But there are two problems. First, the sheer volume of messages — however skillfully presented — threatens to overwhelm the voter and dilute the potency of any given point. And second, the actor who plays Segal has since endorsed — you guessed it — Segal.


Segal's first spot, "Nobody's Puppet," is probably the most inventive of the primary season. It starts with a series of handheld puppets making dubious sales pitches. A green puppet in a doctor's coat, holding a package of rubber bands and standing before an x-ray says: "A couple more of these rubber bands and you won't even know it's broken." Another done up like a hair dresser holds up a batch of highlighter markers and asks, "Highlights?"
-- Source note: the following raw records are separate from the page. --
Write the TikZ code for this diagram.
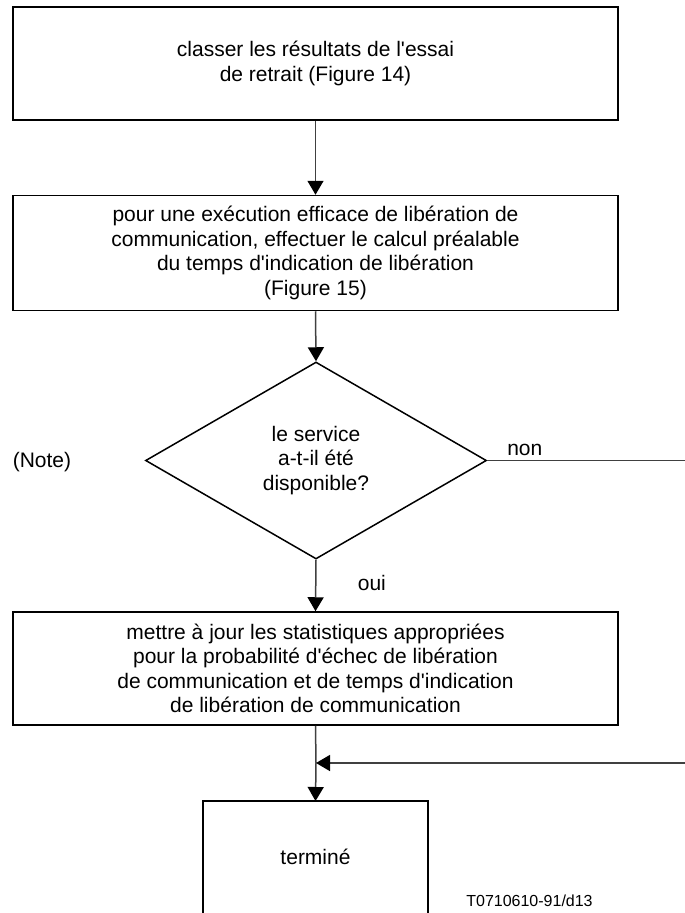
\documentclass[tikz,border=0pt]{standalone}
\usepackage{fontspec}
\setmainfont{Liberation Sans}
\usetikzlibrary{arrows.meta,shapes.geometric}

% straight apostrophe
\newcommand{\ap}{\textquotesingle}

\tikzset{
  flowtext/.style={font=\fontsize{21}{24.5}\selectfont, align=center},
  procbox/.style={flowtext, draw=black, line width=1.5pt, rectangle,
    minimum width=605pt, inner sep=0pt},
  decision/.style={flowtext, draw=black, line width=1.5pt, diamond,
    aspect=1.73, minimum width=341pt, minimum height=197pt, inner sep=0pt},
  flow/.style={draw=black!75, line width=1.5pt},
  flowarrow/.style={flow, -{Triangle[length=14pt,width=16pt,fill=black,color=black]}},
  edgelabel/.style={font=\fontsize{21}{24}\selectfont},
  reflabel/.style={font=\fontsize{16}{19}\selectfont}
}

\begin{document}
\begin{tikzpicture}[x=1pt,y=-1pt]
  \useasboundingbox (0,0) rectangle (685,913);
  \clip (0,0) rectangle (685,913);

  % process steps
  \node[procbox, minimum height=113pt] (classer) at (315.5,63.5)
    {classer les résultats de l\ap essai\\de retrait (Figure 14)};
  \node[procbox, minimum height=115pt] (calcul) at (315.5,253)
    {pour une exécution efficace de libération de\\communication, effectuer le calcul préalable\\du temps d\ap indication de libération\\(Figure 15)};
  \node[decision] (service) at (316,460.5)
    {le service\\a-t-il été\\disponible?};
  \node[procbox, minimum height=113pt] (stats) at (315.5,668.5)
    {mettre à jour les statistiques appropriées\\pour la probabilité d\ap échec de libération\\de communication et de temps d\ap indication\\de libération de communication};

  % final step: open at the bottom edge
  \node[flowtext, rectangle, minimum width=225pt, minimum height=112pt,
    inner sep=0pt, anchor=north] (fin) at (315.5,801) {terminé};
  \draw[line width=1.5pt] (fin.south west) -- (fin.north west)
    -- (fin.north east) -- (fin.south east);

  % side texts
  \node[edgelabel] (note) at (42,462) {(Note)};
  \node[reflabel] (ref) at (529.5,901) {T0710610-91/d13};

  % off-page ends of the "non" branch and the merge point
  \coordinate (nonout) at (685,460.5);
  \coordinate (retour) at (685,763);
  \coordinate (merge) at (316,763);

  % connectors
  \draw[flowarrow] (classer.south) -- (calcul.north);
  \draw[flowarrow] (calcul.south) -- (service.north);
  \draw[flowarrow] (service.south) -- (stats.north)
    node[edgelabel, pos=0.45, right=38pt] {oui};
  \draw[flow] (service.east) -- (nonout)
    node[edgelabel, pos=0.19, above=1pt] {non};
  \draw[flow] (stats.south) -- (merge);
  \draw[flowarrow] (retour) -- (merge);
  \draw[flowarrow] (merge) -- (fin.north);
\end{tikzpicture}
\end{document}
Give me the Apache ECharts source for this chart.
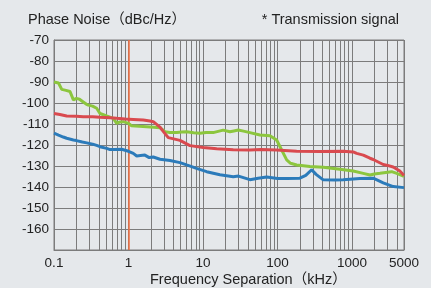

"You wouldn't hire a corporate puppet to do any of these jobs, so why would you elect one to Congress?" says Segal, touting his record of standing up to banks, utilities, and "corporate developers" on behalf of families.

The ad, produced by Providence videographer Luke Harris, is clever in its messaging. But it is not a home run. Segal's somewhat awkward delivery cuts into the ad's effectiveness a bit. And there is a larger issue.

Segal has run as an unabashed liberal. And his wear-it-on-the-sleeves approach, however admirable, makes it difficult to appeal to voters beyond the left wing of the party. The same could be said of the spot.

The campaign's second ad, which attacks Cicilline on "First Source," is not quite as successful as the first — marred by lower production values and hamstrung, a bit, by the complexity of the issue. And as one of three Democrats chasing the leader, it's unclear how much of the benefit will redound to Segal. Still, he gets credit for raising some doubts about Cicilline.


Businessman Anthony Gemma's first commercial, "Hope Starts With You," features a multi-ethnic collection of Rhode Islanders holding the letters H-O-P-E and speaking to camera: "Hope starts with me," "Hope starts with you," or "Hope starts with us."

A crooner then belts out a rather corny tune: "I am hope, you are hope." And Gemma, whose marketing company Media Peel produced the spots, closes by saying, "I want to reinvent and reinvigorate public service for the 21st century."

The spot is meant to introduce a relative unknown, but leaves the viewer with no clear impression of the candidate. A new commercial does a bit better, with Gemma highlighting a familiar Rhode Island lament: a parent's fear that his kid won't be able to get a job and make a life in the state.

Not a terribly new idea, but it does resonate with some of the older, traditional voters he's courting. And it's got a cute appeal from Gemma's son at the end: "Vote for my dad."